Two whopping weeks have passed and I haven't hardly got anything to elaborate on. Boring, boring. Police are out doing their job. The dodgers are out dodging the police and no improvement seems to be happening.
  • Phnom Penh Post looks at corruption yesterday (9 December 2009). The visual example is as follows with subtext:
Photo by Tracey Shelton.
'Police refuse to issue a traffic fine to a driver on Sihanouk Boulevard earlier this year, saying they do not have the paperwork for official fines and can only accept bribes'.
  • New tax proposal accepted by the Cambodian parliament:
' “The budget law for 2010 foresees also an increase of taxes on means transportation including automobiles (road taxes):
  1. Vehicles with a power over 12 HP to 17 HP, within 5 years from their production date, have to pay Riel 500,000 [approx. US$125] each year, and after the 5th years, it is Riel 360,000 [approx. US$90].
  2. Cars with a power over 17 HP to 24 HP, within 5 years from their production date, have to pay Riel 1,600,000 [approx. US$400], and after the 5th year, it is Riel 1,200,000 [approx. US$300].
  3. Cars with a power over 24 HP, like Lexus’ and Land Cruisers, had to pay only Riel 1,000,000 [approx. US$250] for road tax in the previous year, but next year, they will be charged Riel 2,000,000 [approx. US$500].
  4. As for passengers’, general transportation, and tourists’ cars with a power of 12 HP, and small motorbikes, their taxes are kept at the same level'.
  • Boating in Cambodia. A talesofasia forum entry has all the answers.
  • The airport ready but still not opened (Sihanoukville) is pleased to mention that it just mite receive regular flights from neighbouring countries Malaysia and Korea. No wrong, our neighbours are Thailand and Vietnam. Wouldn't that be more logic, flights from Saigon and Bangkok? Rather than an A320 from Seoul?
  • Economy getting back into shape. I mean economic indicators pointing to more money being made in the country but collectively we're getting poorer at least psychological, why need money? To buy .... motorcycles!
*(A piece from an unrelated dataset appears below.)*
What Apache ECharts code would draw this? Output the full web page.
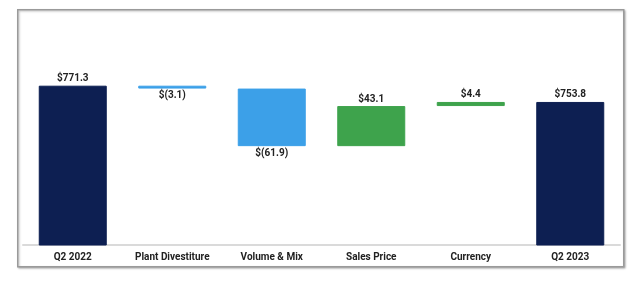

    'Dealers say new Honda models are driving recent rebound'
    They drive themselves?
  • Yet again suckers trying to bus themselves to/from Bangkok, this time via Koh Kong.
    'The Combined tickets F*ck us travellers. And Koh Kong is not a quick way to Bangkok....The companies don't think we will spread the word.....do it! We are not collectively STUPID'.
    Is that a question? Do you really want me to answer that?
  • More on buses to/from Sihanoukville. From Khmer 440:
    'Be aware that if you are doing this trip with Kampuchea Angkor Express, they do not stop in PP city area, but continue straight across the Jap. Friendship bridge to their new office on the other side of the Tonle Sap. All that inspite of me asking where they stop, before buying my ticket. Their answer was at the Old Market. Maybe this is the first stage of relocating all buses outside the city center'.
    Interesting that, spend an extra hour in the bus so as to be dropped off at some kind of out of town shelter, jam packed with creamers (moto's / tuktuks). Great system. What about the government open up bus stations for the diverse directions, i.e. a southern, western, northern and Vietnamese bus station? They could ex-expropriate some poor souls, get some git to do all the work for free, lease it out for 100+ years (that's the theory) and sit on top of the cash and do the public a favour in the process. City Hall reads this blog? Nah, they have no dosh for a internet connection ...
  • On yer bike? Tomorrow an exhibition by Bike Ben on something he did and how he landed up in the Penh. @ the living room.